Saturday, December 04, 2004

Moderate optimism 

I have been reading comments on this site and of some other blogs, generally suggesting a cautious optimism about the results of the Ukrainian Supreme Court's decision. I would argue, instead, that there's more about which to be optimistic than I thought would be. Ukraine is poised to take a step forward that many other post-Soviet states have failed to take; it may have taken a big one today, but the distance that step covers depends on what happens next.

I've been reading commentary from several people as well about the scope of this discussion (largely reading commentary by Ukrainian scholars to a Ukrainian studies scholars list.) I cannot emphasize enough that the Court went far beyond where we thought it would go. I really had thought we would get the revote in the two eastern Ukrainian provinces of Donetsk and Lugansk -- these were the areas where there were fairly well documented fraud; the general claims were less strong (as one commenter has vigorously claimed.) The court went beyond this to not only declare the whole second round null and void -- they put down a date for the repeated second round; and they significantly made a point of telling the government that they are on notice that violations may lead to future prosecution. They also cut off Kuchma at the knees for his preferred solution, substituting a new candidate for Yanukovych. The only way to introduce a new candidate now will be to completely violate the Ukrainian constitution (since decisions of the Court are not subject to appeal). I don't doubt the government forces may wish to do so, but hundreds of thousands in the streets of the capital may focus the mind on the folly that lies down that road.
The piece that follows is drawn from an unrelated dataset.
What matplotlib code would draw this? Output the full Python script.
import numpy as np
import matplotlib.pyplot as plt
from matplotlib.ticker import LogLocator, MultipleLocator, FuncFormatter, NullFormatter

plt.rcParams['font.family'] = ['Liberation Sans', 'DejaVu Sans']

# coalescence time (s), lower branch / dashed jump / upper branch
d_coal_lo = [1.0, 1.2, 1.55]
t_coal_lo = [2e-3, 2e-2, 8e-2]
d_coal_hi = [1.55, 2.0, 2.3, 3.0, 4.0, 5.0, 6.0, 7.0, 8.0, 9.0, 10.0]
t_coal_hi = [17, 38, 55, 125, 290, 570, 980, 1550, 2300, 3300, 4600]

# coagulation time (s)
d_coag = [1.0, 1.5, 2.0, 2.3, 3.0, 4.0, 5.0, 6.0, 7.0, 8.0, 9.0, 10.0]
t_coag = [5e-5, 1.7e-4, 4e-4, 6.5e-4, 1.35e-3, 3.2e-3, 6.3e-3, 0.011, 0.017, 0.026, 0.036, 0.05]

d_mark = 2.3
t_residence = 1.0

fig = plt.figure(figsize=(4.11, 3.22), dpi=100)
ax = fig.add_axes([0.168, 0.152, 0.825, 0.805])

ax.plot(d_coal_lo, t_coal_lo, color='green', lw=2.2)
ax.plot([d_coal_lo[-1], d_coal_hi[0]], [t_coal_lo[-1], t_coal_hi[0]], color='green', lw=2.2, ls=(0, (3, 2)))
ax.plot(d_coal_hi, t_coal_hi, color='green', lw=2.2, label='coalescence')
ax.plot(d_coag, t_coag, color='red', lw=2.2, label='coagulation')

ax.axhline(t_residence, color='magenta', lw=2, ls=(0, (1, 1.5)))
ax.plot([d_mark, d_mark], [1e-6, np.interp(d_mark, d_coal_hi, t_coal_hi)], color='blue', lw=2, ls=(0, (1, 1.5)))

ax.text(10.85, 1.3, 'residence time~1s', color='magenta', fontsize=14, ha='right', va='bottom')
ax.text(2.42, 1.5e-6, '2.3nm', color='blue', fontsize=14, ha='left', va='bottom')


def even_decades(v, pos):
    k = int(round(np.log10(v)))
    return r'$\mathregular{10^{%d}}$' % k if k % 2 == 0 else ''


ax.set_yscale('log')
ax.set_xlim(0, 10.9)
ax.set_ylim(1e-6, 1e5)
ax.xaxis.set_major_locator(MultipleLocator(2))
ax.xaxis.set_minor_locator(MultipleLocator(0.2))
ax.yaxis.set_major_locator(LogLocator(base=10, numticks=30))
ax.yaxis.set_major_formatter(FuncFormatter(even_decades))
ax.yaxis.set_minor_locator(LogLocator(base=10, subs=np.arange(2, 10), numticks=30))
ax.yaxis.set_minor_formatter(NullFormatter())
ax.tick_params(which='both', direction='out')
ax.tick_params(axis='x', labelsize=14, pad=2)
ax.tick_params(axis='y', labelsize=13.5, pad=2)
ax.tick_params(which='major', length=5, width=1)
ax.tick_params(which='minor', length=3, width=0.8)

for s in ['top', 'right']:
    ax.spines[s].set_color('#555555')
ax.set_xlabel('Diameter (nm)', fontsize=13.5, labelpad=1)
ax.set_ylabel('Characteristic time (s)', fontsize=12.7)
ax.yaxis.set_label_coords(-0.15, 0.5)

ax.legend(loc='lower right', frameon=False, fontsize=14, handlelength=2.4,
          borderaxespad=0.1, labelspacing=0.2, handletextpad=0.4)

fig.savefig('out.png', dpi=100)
There are certainly places this can go wrong, as I mentioned in the previous post. If they don't fix the porousness of the absentee ballot system the same fraud could occur again and Kuchma is trying to keep that channel open. We still have no idea who will constitute the new Central Election Committee or even if there will be a new one. And there's always Russia, who does have much money invested in Kuchma and Yanukovych and the current kleptocracy.

But TulipGirl has quoted Reagan correctly.
Evil is powerless ... If the good are unafraid.
As some of the parties around Kuchma begin to disintegrate (including that of my speculated substitute candidate, Tyhypko), one group loses power, and another becomes unafraid.